Adv Mudenda said the gathering should come up with local resource mobilisation strategies to guarantee Gross Domestic Product (GDP) growth in 2018 and the narrowing of the budget deficit to four percent. He said the 2018 fiscal year would be under immense spotlight as it was the final year in the implementation of ZimAsset.
“As we take stock of the achievements made and challenges we have encountered, our people are expecting more localised solutions and interventions in order to consolidate the gains arising from the implementation of Zim-Asset,” said Adv Mudenda.
He also said the upcoming budget statement should address the debilitating issues of procrastination, indolence and inertia that has slowly become endemic and proving to be the biggest enemy in Zimbabwe’s bureaucracy apart from the scourge of corruption.
“The question is, more than a decade down the line, where is the One Stop Investment Centre?

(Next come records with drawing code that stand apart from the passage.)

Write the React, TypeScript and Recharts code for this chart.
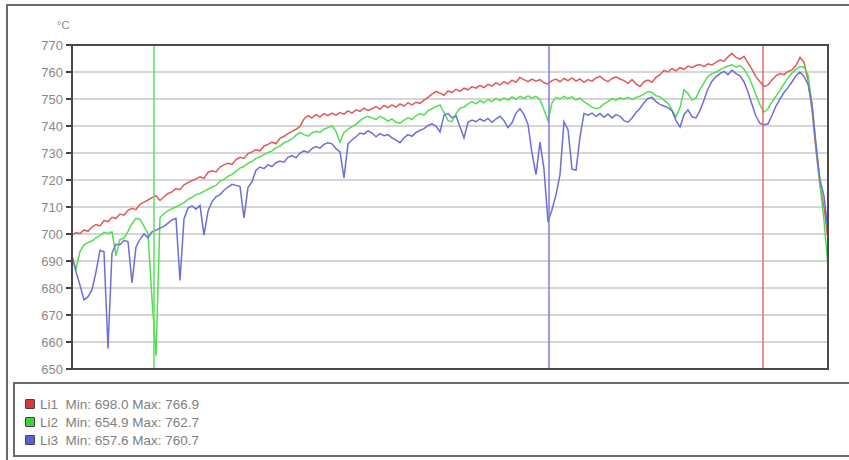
import { CartesianGrid, Line, LineChart, ReferenceLine, XAxis, YAxis } from "recharts";

// readings of the three sensors, one sample every step along the run
const LI1 = [
  699.6, 700.5, 700.2, 701.5, 701.0, 702.6, 703.5, 703.0, 705.0, 704.6,
  706.2, 705.8, 707.4, 707.0, 708.8, 709.5, 709.0, 711.0, 711.8, 712.6,
  713.5, 714.2, 712.4, 713.8, 715.0, 715.6, 716.8, 716.4, 718.2, 719.0,
  719.8, 720.4, 721.2, 720.6, 722.8, 723.4, 723.0, 724.8, 725.6, 726.2,
  725.8, 727.6, 728.4, 728.0, 729.8, 730.4, 731.2, 730.8, 732.6, 733.2,
  734.0, 733.4, 735.4, 736.2, 737.2, 738.0, 738.8, 739.8, 742.6, 743.8,
  743.0, 744.2, 743.4, 744.6, 743.8, 744.8, 744.0, 745.0, 744.4, 745.6,
  744.8, 746.0, 745.4, 746.6, 745.8, 746.4, 747.2, 746.2, 747.6, 746.8,
  747.8, 747.0, 748.2, 747.4, 748.6, 747.8, 748.8, 748.4, 749.6, 750.6,
  751.8, 752.8, 752.2, 751.4, 753.0, 752.4, 753.6, 752.8, 754.0, 753.4,
  754.6, 754.0, 755.0, 754.2, 755.4, 754.8, 756.0, 755.2, 756.4, 755.6,
  757.0, 756.2, 758.0, 757.2, 756.4, 757.4, 756.6, 757.2, 756.0, 755.6,
  756.8, 757.4, 756.4, 757.6, 756.8, 757.8, 756.6, 757.4, 756.2, 757.2,
  756.6, 757.8, 758.4, 757.2, 756.4, 757.6, 758.2, 757.4, 756.8, 755.8,
  757.2, 755.6, 754.6, 756.4, 757.0, 756.2, 758.0, 759.0, 760.6, 760.0,
  761.2, 760.4, 761.6, 761.0, 762.2, 761.6, 762.4, 762.8, 762.0, 763.0,
  762.6, 763.6, 764.4, 764.0, 765.6, 766.9, 765.4, 764.8, 765.8, 763.4,
  761.0, 758.2, 756.4, 754.6, 755.2, 757.0, 758.6, 759.4, 759.0, 760.2,
  760.8, 762.4, 765.4, 763.6, 757.0, 746.0, 731.0, 718.0, 710.0, 698.0,
];

const LI2 = [
  691.5, 687.0, 693.5, 696.0, 696.8, 697.4, 698.6, 699.4, 700.6, 700.2,
  700.8, 692.0, 698.0, 698.4, 701.0, 703.8, 705.8, 705.4, 702.8, 700.2,
  676.0, 654.9, 706.0, 707.6, 708.6, 709.4, 710.0, 710.8, 711.6, 712.8,
  713.6, 714.6, 715.0, 715.8, 716.6, 717.4, 718.0, 719.6, 720.2, 721.4,
  722.0, 723.2, 724.4, 725.0, 726.2, 726.8, 728.0, 728.6, 729.4, 730.2,
  730.8, 732.0, 732.6, 733.8, 734.4, 735.2, 736.6, 737.6, 736.8, 736.2,
  737.4, 738.0, 737.6, 738.8, 739.4, 740.0, 738.0, 734.0, 737.6, 738.8,
  739.8, 740.6, 742.0, 743.0, 743.6, 743.0, 742.4, 743.6, 742.8, 741.8,
  742.6, 741.4, 741.0, 742.2, 743.0, 742.4, 743.8, 744.6, 744.0, 745.6,
  746.4, 747.2, 747.8, 745.0, 742.0, 741.6, 744.6, 746.6, 747.0, 748.2,
  749.0, 748.2, 749.4, 748.6, 749.8, 749.0, 750.2, 749.4, 750.4, 749.6,
  750.8, 750.0, 751.0, 750.2, 751.2, 750.4, 751.0, 749.8, 746.0, 742.0,
  748.6, 750.6, 750.0, 751.0, 750.2, 750.8, 749.6, 750.4, 749.0, 748.0,
  747.0, 746.4, 746.8, 748.2, 749.0, 750.2, 749.6, 750.4, 750.0, 750.6,
  749.8, 750.6, 751.0, 751.8, 752.8, 752.4, 751.2, 750.8, 749.6, 748.4,
  746.0, 743.4, 746.8, 753.4, 752.0, 749.6, 750.4, 753.6, 756.0, 758.4,
  759.4, 760.0, 760.8, 761.6, 762.2, 762.7, 761.8, 762.4, 761.0, 758.8,
  755.4, 751.6, 747.8, 745.2, 746.4, 749.0, 751.0, 753.2, 755.6, 757.8,
  759.6, 761.0, 762.0, 761.8, 759.0, 748.0, 733.0, 718.0, 705.0, 688.0,
];

const LI3 = [
  692.0, 686.0, 681.0, 675.6, 676.8, 679.4, 686.0, 694.0, 693.4, 657.6,
  693.0, 696.2, 696.0, 697.6, 697.2, 682.0, 695.2, 698.0, 700.0, 698.6,
  700.8, 701.4, 702.2, 702.8, 704.0, 705.2, 705.8, 682.8, 705.6, 709.6,
  710.4, 709.2, 710.6, 699.6, 708.4, 712.0, 713.8, 714.6, 716.2, 717.4,
  718.4, 718.0, 717.6, 706.0, 717.2, 719.4, 723.6, 724.8, 724.2, 725.6,
  725.0, 726.4, 727.0, 726.6, 728.4, 729.0, 728.2, 730.0, 730.8, 730.2,
  731.6, 732.4, 731.8, 733.2, 733.8, 733.4, 731.6, 730.4, 720.8, 733.4,
  734.8, 736.0, 737.4, 737.0, 738.2, 737.4, 736.0, 737.2, 736.4, 736.8,
  735.6, 734.8, 733.8, 735.6, 736.8, 736.2, 737.6, 738.4, 739.0, 740.2,
  740.8, 740.0, 737.8, 744.0, 744.6, 743.0, 743.8, 739.6, 735.6, 741.4,
  742.2, 741.6, 742.6, 741.8, 742.8, 741.4, 742.6, 743.6, 742.0, 739.4,
  741.2, 744.8, 746.4, 744.2, 740.6, 730.0, 722.0, 734.0, 724.0, 704.4,
  709.0, 714.6, 722.0, 741.6, 738.6, 724.0, 723.6, 736.0, 744.6, 744.0,
  744.8, 743.6, 744.6, 743.2, 744.4, 743.0, 744.2, 743.6, 742.0, 741.4,
  743.0, 745.0, 746.6, 748.6, 750.2, 750.6, 749.0, 748.0, 747.4, 746.8,
  745.6, 742.0, 739.6, 744.2, 746.0, 743.4, 743.0, 745.8, 749.6, 753.8,
  756.6, 758.2, 759.4, 760.2, 759.0, 760.7, 759.4, 758.6, 756.4, 752.6,
  748.0, 743.6, 741.0, 740.4, 740.8, 744.0, 747.4, 750.0, 752.4, 754.2,
  756.4, 758.6, 760.0, 758.4, 755.4, 748.0, 733.0, 720.0, 714.0, 701.0,
];

const Y_TICKS = [650, 660, 670, 680, 690, 700, 710, 720, 730, 740, 750, 760, 770];

// cursor positions (sample index) for each sensor
const CURSORS = [
  { x: 20.5, color: "#5fdf5f" },
  { x: 119.25, color: "#7c7cdc" },
  { x: 172.75, color: "#e06a6a" },
];

const SERIES = [
  { key: "li1", name: "Li1", color: "#e05a5a", swatch: "#d63a3a", min: "698.0", max: "766.9" },
  { key: "li2", name: "Li2", color: "#52de52", swatch: "#3fd23f", min: "654.9", max: "762.7" },
  { key: "li3", name: "Li3", color: "#6e6ed8", swatch: "#6060d0", min: "657.6", max: "760.7" },
];

const data = LI1.map((v, i) => ({ i, li1: v, li2: LI2[i], li3: LI3[i] }));

export default function App() {
  return (
    <div
      style={{
        position: "absolute",
        left: 0,
        top: 0,
        width: 849,
        height: 460,
        overflow: "hidden",
        background: "#fff",
        fontFamily: "'Liberation Sans', Arial, sans-serif",
      }}
    >
      <div
        style={{
          position: "absolute",
          left: 6,
          top: 4,
          width: 860,
          height: 470,
          borderTop: "2px solid #6a6a6a",
          borderLeft: "2px solid #6a6a6a",
        }}
      />
      <div style={{ position: "absolute", left: 57, top: 19, fontSize: 11, color: "#8a8a8a" }}>°C</div>

      <LineChart
        width={849}
        height={380}
        data={data}
        margin={{ top: 45, right: 21, bottom: 11, left: 0 }}
        style={{ position: "absolute", left: 0, top: 0 }}
      >
        <CartesianGrid vertical={false} stroke="#c9c9c9" strokeWidth={1.5} />
        <XAxis dataKey="i" type="number" domain={[0, LI1.length - 1]} hide />
        <YAxis
          width={72}
          domain={[650, 770]}
          ticks={Y_TICKS}
          interval={0}
          tickSize={6}
          tickMargin={3}
          axisLine={{ stroke: "#444", strokeWidth: 2 }}
          tickLine={{ stroke: "#444", strokeWidth: 2 }}
          tick={{ fill: "#8a8a8a", fontSize: 13 }}
        />
        {SERIES.map((s) => (
          <Line
            key={s.key}
            dataKey={s.key}
            type="linear"
            stroke={s.color}
            strokeWidth={1.5}
            dot={false}
            isAnimationActive={false}
          />
        ))}
        {CURSORS.map((c) => (
          <ReferenceLine key={c.x} x={c.x} stroke={c.color} strokeWidth={1.5} />
        ))}
      </LineChart>

      <div
        style={{
          position: "absolute",
          left: 71,
          top: 44,
          width: 758,
          height: 326,
          boxSizing: "border-box",
          border: "2px solid #4a4a4a",
          pointerEvents: "none",
        }}
      />

      <div
        style={{
          position: "absolute",
          left: 13,
          top: 382,
          width: 860,
          height: 75,
          boxSizing: "border-box",
          border: "2px solid #6a6a6a",
        }}
      >
        {SERIES.map((s, k) => (
          <div
            key={s.key}
            style={{
              position: "absolute",
              left: 10,
              top: 12 + k * 18,
              height: 16,
              display: "flex",
              alignItems: "center",
              fontSize: 13.5,
              color: "#808080",
              whiteSpace: "pre",
            }}
          >
            <span
              style={{
                display: "inline-block",
                width: 8,
                height: 8,
                background: s.swatch,
                border: "1px solid #444",
                borderRadius: 1,
                marginRight: 5,
              }}
            />
            {`${s.name}  Min: ${s.min} Max: ${s.max}`}
          </div>
        ))}
      </div>
    </div>
  );
}
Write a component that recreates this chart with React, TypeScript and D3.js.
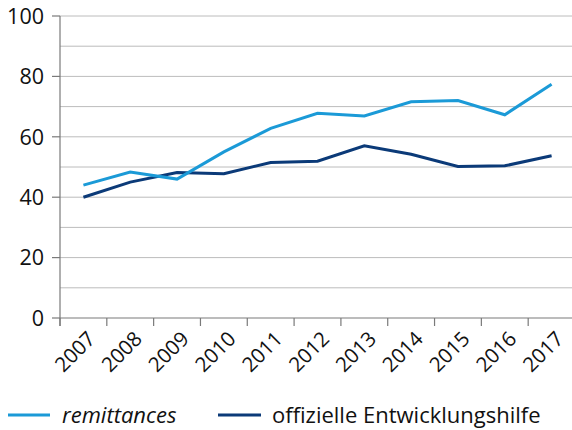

Where is the Minerals Exploration Bill which will enable the country to precisely know the worth of our vast mineral resources underground that could underpin a profound growth of our Sovereign Wealth Fund?
“Where is the evidence-based informal sector formalisation policy, which ought to encourage its growth and development?
Where is the revised Indigenisation and Economic Empowerment Act reconfigured in line with the Presidential Policy Directive of 14th April 2016? We must kill the vices of procrastination, indolence and inertia if we are to positively respond to the questions I have just posed,” said Adv Mudenda.
He, however, said the upcoming fiscal policy statement presents an opportunity for a prudent and targeted response to the well documented socioeconomic challenges facing the country.
The Speaker also spoke about the delinquencies of misplaced lending, narrow composition of exports, large quantities of money tied up in Real Time Gross Settlements balances and securities, and dwindling foreign assets among others.
The gathering also noted with concern that Zimbabwe was receiving little Foreign Direct Investment (FDI) of around $300 million compared to other regional countries such as Mozambique and Zambia, which have been attracting in excess of $3billion and nearly $2 billion respectively since 2011.
“Against this background, our continued focus on domestic resource mobilisation thus remains relevant and timely since we are experiencing inadequate foreign direct investments. Parliament, working very closely with the executive, should come up with strategic policy and legal framework paradigm shifts attractive to foreign direct investors, albeit not ignoring domestic investments,” said Adv Mudenda.
He called on the legislators to marshal innovative and creative ideas to enable Zimbabwe to affirm its resourcefulness. Therefore, he said, it was imperative that the country’s policies and strategies be aligned to canvassing for a robust budget in the context of limited resources.
The conference acknowledged the immense contribution and assistance received from co-operating partners who continue to assist Government through technical and financial assistance. — @okazunga.